Families wandered the grounds munching on kettle corn, enjoying inflatable games and a walk-through zoo. The event has such an All-American atmosphere it’s hard to believe Independence Day is still five days away.
Two of the more popular attractions were a free-fall tower and a bungee trampoline, both presented by Rock It. Horn T Animal Jungle provides the animals.
Central Nebraska Inflatables furnished a slide and an obstacle course. Families also enjoyed pony rides and other attractions.
In addition to kettle corn, people looking for sustenance had a choice of Sparky’s Wings, Mena’s Kitchen, Pineapple Whip, NaMaw’s Smokehouse and JoJo’s Gelato.
To help combat thirst, you could grab a free sample of cold brewed coffee inside at City Grounds, where you could also enjoy the air conditioning.
The goal of Heartland Celebration of Freedom is to honor first responders and veterans.
This year, the Freedom Award was presented to Rick Ehlers, who’s been a Grand Island police officer for 19 years.
On March 13, Ehlers was stabbed several times in a life-and-death struggle with Benjamin Melendez, 29. A grand jury concluded that Ehlers’ actions that night were justified.
At least a dozen Grand Island police officers were on hand to support Ehlers Saturday night.

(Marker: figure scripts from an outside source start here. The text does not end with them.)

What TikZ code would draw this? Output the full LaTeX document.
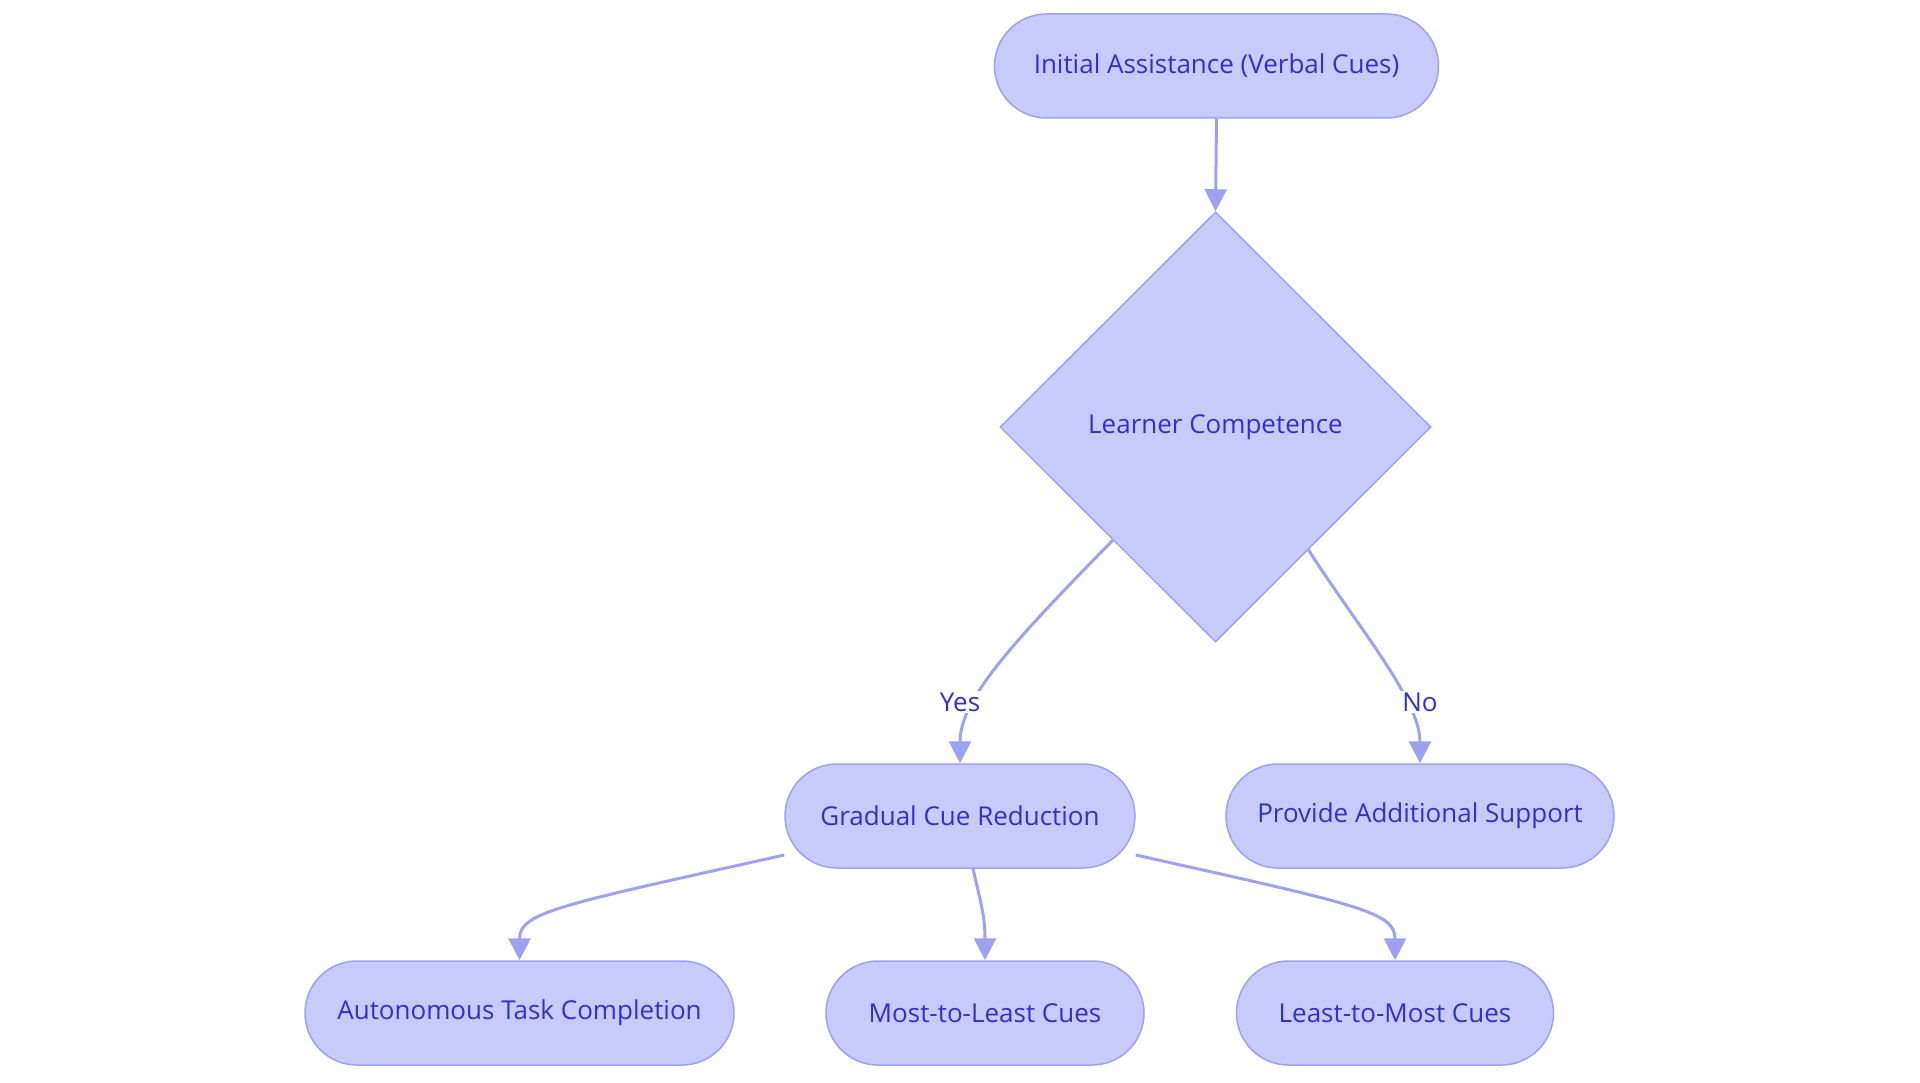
\documentclass[tikz,border=0pt]{standalone}
\usepackage{fontspec}
\setmainfont{Open Sans}
\usetikzlibrary{shapes.geometric,arrows.meta,calc}
\definecolor{nfill}{HTML}{C9CAFC}
\definecolor{nline}{HTML}{9DA1F0}
\definecolor{ntext}{HTML}{2E32C8}
\begin{document}
\begin{tikzpicture}[x=1pt,y=-1pt,
  every node/.style={font=\fontsize{26}{31}\selectfont, text=ntext},
  pill/.style={draw=nline, line width=1.5pt, fill=nfill, rounded corners=52pt,
    minimum height=104pt, inner sep=0pt},
  decide/.style={diamond, draw=nline, line width=1.5pt, fill=nfill,
    minimum width=431pt, minimum height=430pt, inner sep=0pt},
  edge/.style={draw=nline, line width=3pt, -{Triangle[length=22pt,width=22pt]}},
  lbl/.style={fill=white, inner sep=2pt}]
\useasboundingbox (0,0) rectangle (1920,1083);
\node[pill, minimum width=444pt] (init) at (1216.5,66) {Initial Assistance (Verbal Cues)};
\node[decide] (dia) at (1215.5,427) {Learner Competence};
\node[pill, minimum width=350pt] (gcr) at (960,816) {Gradual Cue Reduction};
\node[pill, minimum width=388pt] (pas) at (1420,816) {Provide Additional Support};
\node[pill, minimum width=429pt] (aut) at (519.5,1013) {Autonomous Task Completion};
\node[pill, minimum width=318pt] (mtl) at (985,1013) {Most-to-Least Cues};
\node[pill, minimum width=317pt] (ltm) at (1395,1013) {Least-to-Most Cues};

\draw[edge] (init.south) -- (dia.north);
\draw[edge] ($(dia.west)!0.525!(dia.south)$) .. controls (1010,645) and (960,700) .. (gcr.north);
\draw[edge] ($(dia.south)!0.43!(dia.east)$) .. controls (1360,630) and (1420,700) .. (pas.north);
\draw[edge] ([yshift=-39pt]gcr.west) .. controls (560,905) and (519.5,912) .. (aut.north);
\draw[edge] ([xshift=13pt]gcr.south) .. controls (980,900) and (985,915) .. (mtl.north);
\draw[edge] ([yshift=-39pt]gcr.east) .. controls (1360,905) and (1395,912) .. (ltm.north);

\node[lbl] (yes) at (960,702) {Yes};
\node[lbl] (no) at (1420,702) {No};
\end{tikzpicture}
\end{document}
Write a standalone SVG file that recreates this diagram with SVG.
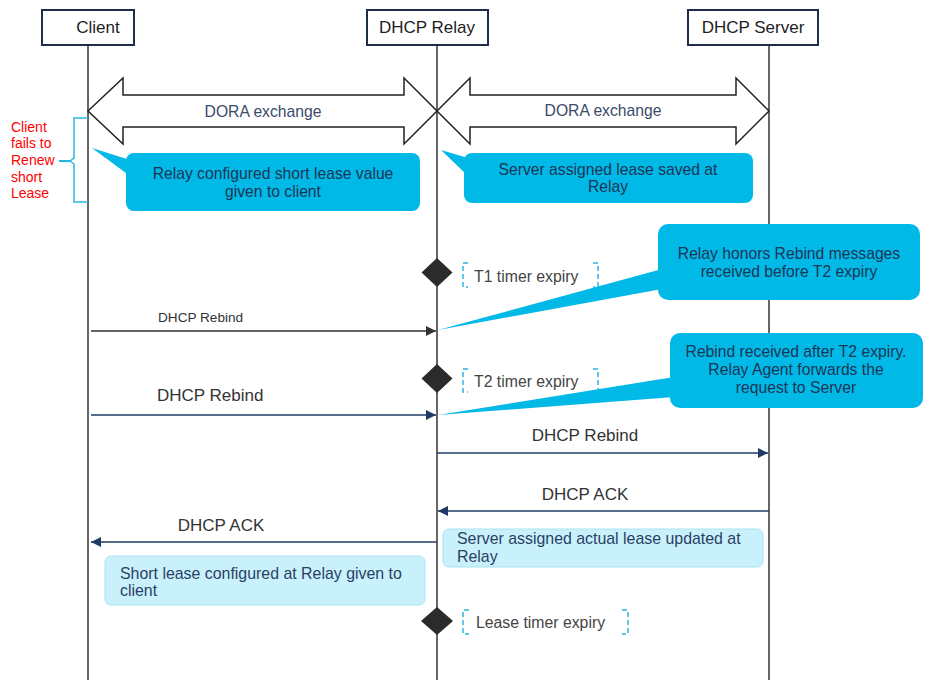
<svg xmlns="http://www.w3.org/2000/svg" width="932" height="694" viewBox="0 0 932 694">
<defs>
<style>
text{font-family:"Liberation Sans",Arial,sans-serif}
.hdr{fill:#fff;stroke:#1f2d4d;stroke-width:2}
.hdrt{font-size:17px;fill:#222}
.life{stroke:#333;stroke-width:1.5;fill:none}
.block{fill:#fff;stroke:#222;stroke-width:1.5;stroke-linejoin:miter}
.dora{font-size:15.7px;fill:#3a4a6b}
.call{fill:#00b9e6}
.callt{font-size:15.7px;fill:#1d3557}
.light{fill:#c9f1fb;stroke:#a9e3f2;stroke-width:1}
.lightt{font-size:15.9px;fill:#2a3f66}
.dia{fill:#2b2b2b}
.brk{fill:none;stroke:#29b5e0;stroke-width:1.5;stroke-dasharray:5,3}
.tmr{font-size:15.8px;fill:#444}
.msg{stroke:#333;stroke-width:1.5;fill:none}
.msgn{stroke:#1f3a63;stroke-width:1.5;fill:none}
.lbl{fill:#333}
</style>
<marker id="ah" viewBox="0 0 10 10" refX="10" refY="5" markerWidth="10" markerHeight="10" markerUnits="userSpaceOnUse" orient="auto">
<path d="M0,0 L10,5 L0,10 z" fill="#333"/>
</marker>
<marker id="ahn" viewBox="0 0 10 10" refX="10" refY="5" markerWidth="10" markerHeight="10" markerUnits="userSpaceOnUse" orient="auto">
<path d="M0,0 L10,5 L0,10 z" fill="#1f3a63"/>
</marker>
</defs>
<rect width="932" height="694" fill="#fff"/>

<g id="lifelines">
<line class="life" x1="88" y1="45" x2="88" y2="680"/>
<line class="life" x1="437" y1="45" x2="437" y2="680"/>
<line class="life" x1="769" y1="45" x2="769" y2="680"/>
</g>

<g id="client">
<rect class="hdr" x="42" y="10" width="92" height="35"/>
<text class="hdrt" x="98" y="33" text-anchor="middle">Client</text>
</g>
<g id="relay">
<rect class="hdr" x="367" y="10" width="121" height="35"/>
<text class="hdrt" x="427" y="33" text-anchor="middle">DHCP Relay</text>
</g>
<g id="server">
<rect class="hdr" x="688" y="10" width="130" height="35"/>
<text class="hdrt" x="753" y="33" text-anchor="middle">DHCP Server</text>
</g>

<g id="dora1">
<path class="block" d="M88,111 L123,78 L123,95 L404,95 L404,78 L437,111 L404,144 L404,127 L123,127 L123,144 Z"/>
<text class="dora" x="263" y="117" text-anchor="middle">DORA exchange</text>
</g>
<g id="dora2">
<path class="block" d="M437,111 L470,78 L470,95 L736,95 L736,78 L769,111 L736,144 L736,127 L470,127 L470,144 Z"/>
<text class="dora" x="603" y="116" text-anchor="middle">DORA exchange</text>
</g>

<g id="fail-note">
<path d="M88,118 L74,118 L74,158 L70,161 L74,164 L74,202 L88,202" fill="none" stroke="#29b5e0" stroke-width="1.5"/>
<line x1="59" y1="161" x2="70" y2="161" stroke="#29b5e0" stroke-width="2"/>
<text font-size="14" fill="#ff0000">
<tspan x="11" y="132">Client</tspan>
<tspan x="11" y="148">fails to</tspan>
<tspan x="11" y="165">Renew</tspan>
<tspan x="11" y="182">short</tspan>
<tspan x="11" y="198">Lease</tspan>
</text>
</g>

<g id="callout-short-lease">
<path class="call" d="M92,148 L130,160 L130,176 Z"/>
<rect class="call" x="126" y="153" width="294" height="58" rx="8"/>
<text class="callt" text-anchor="middle"><tspan x="273" y="179">Relay configured short lease value</tspan><tspan x="273" y="197">given to client</tspan></text>
</g>

<g id="callout-server-lease">
<path class="call" d="M441,150 L468,158 L468,176 Z"/>
<rect class="call" x="464" y="153" width="289" height="50" rx="8"/>
<text class="callt" text-anchor="middle"><tspan x="608" y="175">Server assigned lease saved at</tspan><tspan x="608" y="192">Relay</tspan></text>
</g>

<g id="t1">
<path class="dia" d="M437,258 L452.5,272.5 L437,287 L421.5,272.5 Z"/>
<path class="brk" d="M468,263 L463,263 L463,287 L468,287"/>
<path class="brk" d="M593,263 L598,263 L598,287 L593,287"/>
<text class="tmr" x="474" y="282">T1 timer expiry</text>
</g>

<g id="callout-honors">
<path class="call" d="M438,330 L662,269 L662,289 Z"/>
<rect class="call" x="658" y="224" width="262" height="76" rx="10"/>
<text class="callt" text-anchor="middle"><tspan x="789" y="259">Relay honors Rebind messages</tspan><tspan x="789" y="277">received before T2 expiry</tspan></text>
</g>

<g id="t2">
<path class="dia" d="M437,364 L452.5,378.5 L437,393 L421.5,378.5 Z"/>
<path class="brk" d="M468,369 L463,369 L463,392 L468,392"/>
<path class="brk" d="M593,369 L598,369 L598,392 L593,392"/>
<text class="tmr" x="474" y="387">T2 timer expiry</text>
</g>

<g id="callout-after-t2">
<path class="call" d="M438,415 L674,377 L674,397 Z"/>
<rect class="call" x="670" y="333" width="253" height="75" rx="10"/>
<text class="callt" text-anchor="middle"><tspan x="796" y="357">Rebind received after T2 expiry.</tspan><tspan x="796" y="375">Relay Agent forwards the</tspan><tspan x="796" y="393">request to Server</tspan></text>
</g>

<g id="callout-actual-lease">
<rect class="light" x="443" y="529" width="320" height="38" rx="6"/>
<text class="lightt"><tspan x="457" y="544">Server assigned actual lease updated at</tspan><tspan x="457" y="562">Relay</tspan></text>
</g>

<g id="callout-short-given">
<rect class="light" x="105" y="556" width="320" height="49" rx="6"/>
<text class="lightt"><tspan x="120" y="579">Short lease configured at Relay given to</tspan><tspan x="120" y="596">client</tspan></text>
</g>

<g id="lease">
<path class="dia" d="M437,607 L453,621 L437,635 L421,621 Z"/>
<path class="brk" d="M469,610 L463,610 L463,634 L469,634"/>
<path class="brk" d="M622,610 L628,610 L628,634 L622,634"/>
<text class="tmr" x="476" y="628">Lease timer expiry</text>
</g>

<g id="connectors">
<line class="msg" x1="91" y1="331" x2="436" y2="331" marker-end="url(#ah)"/>
<text class="lbl" x="158" y="322" font-size="13.6">DHCP Rebind</text>
<line class="msgn" x1="91" y1="415" x2="436" y2="415" marker-end="url(#ahn)"/>
<text class="lbl" x="157" y="401" font-size="17">DHCP Rebind</text>
<line class="msgn" x1="437" y1="453" x2="768" y2="453" marker-end="url(#ahn)"/>
<text class="lbl" x="585" y="441" font-size="17" text-anchor="middle">DHCP Rebind</text>
<line class="msgn" x1="769" y1="511" x2="438" y2="511" marker-end="url(#ahn)"/>
<text class="lbl" x="585" y="500" font-size="17" text-anchor="middle">DHCP ACK</text>
<line class="msgn" x1="437" y1="542" x2="91" y2="542" marker-end="url(#ahn)"/>
<text class="lbl" x="221" y="531" font-size="17" text-anchor="middle">DHCP ACK</text>
</g>
</svg>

Some of them were involved in the call on March 13.
Music was provided Saturday night by Bernardus and Cotter Hill. Freedom isn’t free, but the Celebration of Freedom is.
The event is put on with the help of 200 volunteers, some of whom direct cars in the parking lot with great precision.
About 20 sponsors help the church pay for the celebration. Third City Christian would never be able to offer free admission without the sponsors, Jones said.
Contributors are divided into different tiers. At the top are six or seven platinum sponsors.
Third City Christian has a long connection with Independence Day. Back when it was still a small church, Jones said, a family organized a Fourth of July party each year.
Now, Third City Christian averages about 1,500 attendees on Sunday mornings and 600 people on Wednesday nights.
At the end of the night, the fireworks were launched in the field southwest of the church.